[N.B. This post has been revised since its initial publication]
The English edition of Pravda published an op-ed last week entitled “Obama’s Soviet Mistake,” by one Xavier Lerma (who is identified only with a link to his blog, which is where Pravda got it—high journalistic standards they have there in Russia—, but which contains no biographical information). The op-ed is a doozy, which has to be read to be believed. I posted it on FB, which led to an exchange on Russia with a couple of FB friends and with me declaring that
I have no hesitation in saying that I find Russia a dangerous and frightening country. Any country where neo-Nazi gangs can roam the streets in the heart of the capital city and murder dark-skinned people with impunity, with the tacit approval of the citizenry and the police looking the other way, has serious mental problems. And then there’s Vladimir Putin, so hugely popular until only recently.
I have written as much in recent months on AWAV (go to the Russia/ex-USSR category and see the ‘Elena’ and ‘Russia: Mafia state’ posts). This reminded me of an op-ed in Haaretz from earlier this month, on Russians in Israel and racism, which I kept. Here it is. Notable passages are highlighted in bold. The author is a historian at Hebrew University.

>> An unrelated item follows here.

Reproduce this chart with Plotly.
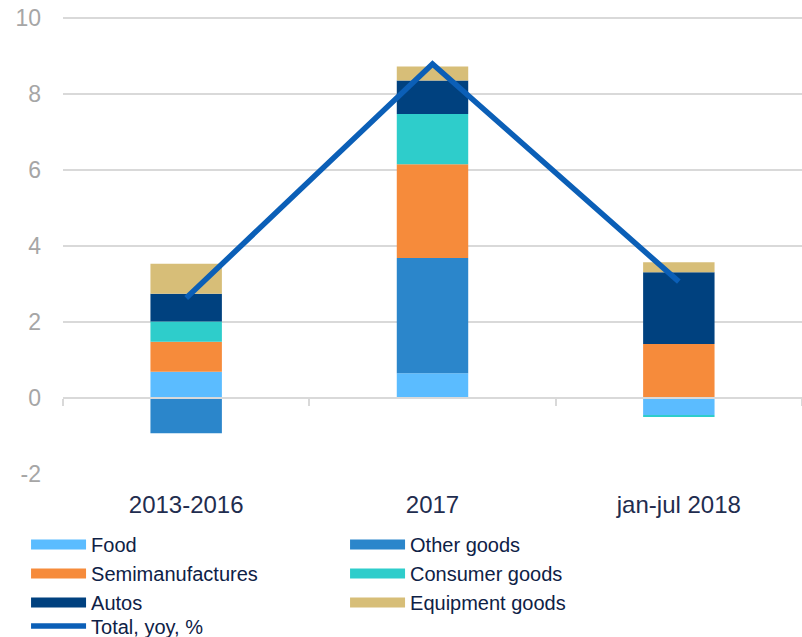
import plotly.graph_objects as go

periods = ["2013-2016", "2017", "jan-jul 2018"]

# contributions, percentage points
food = [0.69, 0.65, -0.45]
other_goods = [-0.93, 3.03, 0.0]
semimanufactures = [0.79, 2.47, 1.42]
consumer_goods = [0.53, 1.32, -0.04]
autos = [0.73, 0.88, 1.89]
equipment_goods = [0.79, 0.37, 0.26]
total_yoy = [2.63, 8.79, 3.06]

y_ticks = [-2, 0, 2, 4, 6, 8, 10]
y_tick_text = ["-2", "0", "2", "4", "6", "8", "10"]
# a hair above 10 so the top gridline is not dropped at the edge
y_range = [-2, 10.05]

series = [
    ("Food", food, "#5BBCFF"),
    ("Other goods", other_goods, "#2B86CB"),
    ("Semimanufactures", semimanufactures, "#F68B3B"),
    ("Consumer goods", consumer_goods, "#2ECDCB"),
    ("Autos", autos, "#00417F"),
    ("Equipment goods", equipment_goods, "#D7BE78"),
]
line_color = "#0B5FB7"

fig = go.Figure()
for name, vals, color in series:
    fig.add_trace(go.Bar(
        x=periods, y=vals, name=name, showlegend=False,
        marker=dict(color=color, line=dict(width=0)),
    ))

fig.add_trace(go.Scatter(
    x=periods, y=total_yoy, name="Total, yoy, %", showlegend=False,
    mode="lines", line=dict(color=line_color, width=5.5),
))

# legend entries: wide flat swatches like the original
for name, vals, color in series:
    fig.add_trace(go.Scatter(
        x=[periods[0]], y=[None], name=name, mode="lines",
        line=dict(color=color, width=14), hoverinfo="skip",
    ))
fig.add_trace(go.Scatter(
    x=[periods[0]], y=[None], name="Total, yoy, %", mode="lines",
    line=dict(color=line_color, width=5.5), hoverinfo="skip",
    legend="legend2",
))

# dummy axis that draws the zero line with ticks between categories
fig.add_trace(go.Scatter(
    x=periods, y=[0, 0, 0], xaxis="x2", mode="lines",
    line=dict(width=0), showlegend=False, hoverinfo="skip",
))

legend_style = dict(
    orientation="h", xanchor="left", yanchor="top",
    font=dict(size=20, color="#0E2146"),
    entrywidth=249, entrywidthmode="pixels",
    itemwidth=55, tracegroupgap=0,
    bgcolor="rgba(0,0,0,0)",
)

fig.update_layout(
    width=802, height=637,
    margin=dict(l=63, r=0, t=16, b=163, autoexpand=False),
    paper_bgcolor="white", plot_bgcolor="white",
    barmode="relative", bargap=0.71,
    font=dict(family="Liberation Sans, Arial, sans-serif"),
    showlegend=True,
    legend=dict(x=-0.05, y=-0.1115, **legend_style),
    legend2=dict(x=-0.05, y=-0.2895, **legend_style),
    xaxis=dict(
        showgrid=False, showline=False, ticks="",
        tickfont=dict(size=24, color="#1F2D4F"),
        ticklabelstandoff=14,
    ),
    xaxis2=dict(
        matches="x", overlaying="x", anchor="free",
        position=-y_range[0] / (y_range[1] - y_range[0]),
        showticklabels=False, showgrid=False,
        showline=True, linecolor="#D9D9D9", linewidth=1.5,
        ticks="outside", tickson="boundaries", ticklen=7,
        tickcolor="#D9D9D9", tickwidth=1.5,
    ),
    yaxis=dict(
        range=y_range, tickvals=y_ticks, ticktext=y_tick_text,
        showgrid=True, gridcolor="#D9D9D9", gridwidth=1.5,
        zeroline=False, showline=False,
        tickfont=dict(size=23, color="#A6A6A6"),
        ticklabelstandoff=21,
    ),
)

# drop the default page margin so the figure fills the window
fig.write_html(
    "out.html",
    config={"displayModeBar": False},
    post_script="document.body.style.margin = '0';",
)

Given his name, one would assume he has intimate, personal knowledge of the phenomenon, i.e. that he knows of what he speaks.
Is it racist to call Russians racist?
Since Barack Obama was elected president, one of the most popular jokes in Putin’s Russia is: “Obama’s election as president – the black humor of Americans.” Would it be racist to argue that a cultural group which embraces such a joke is a group characterized by clear racist tendencies?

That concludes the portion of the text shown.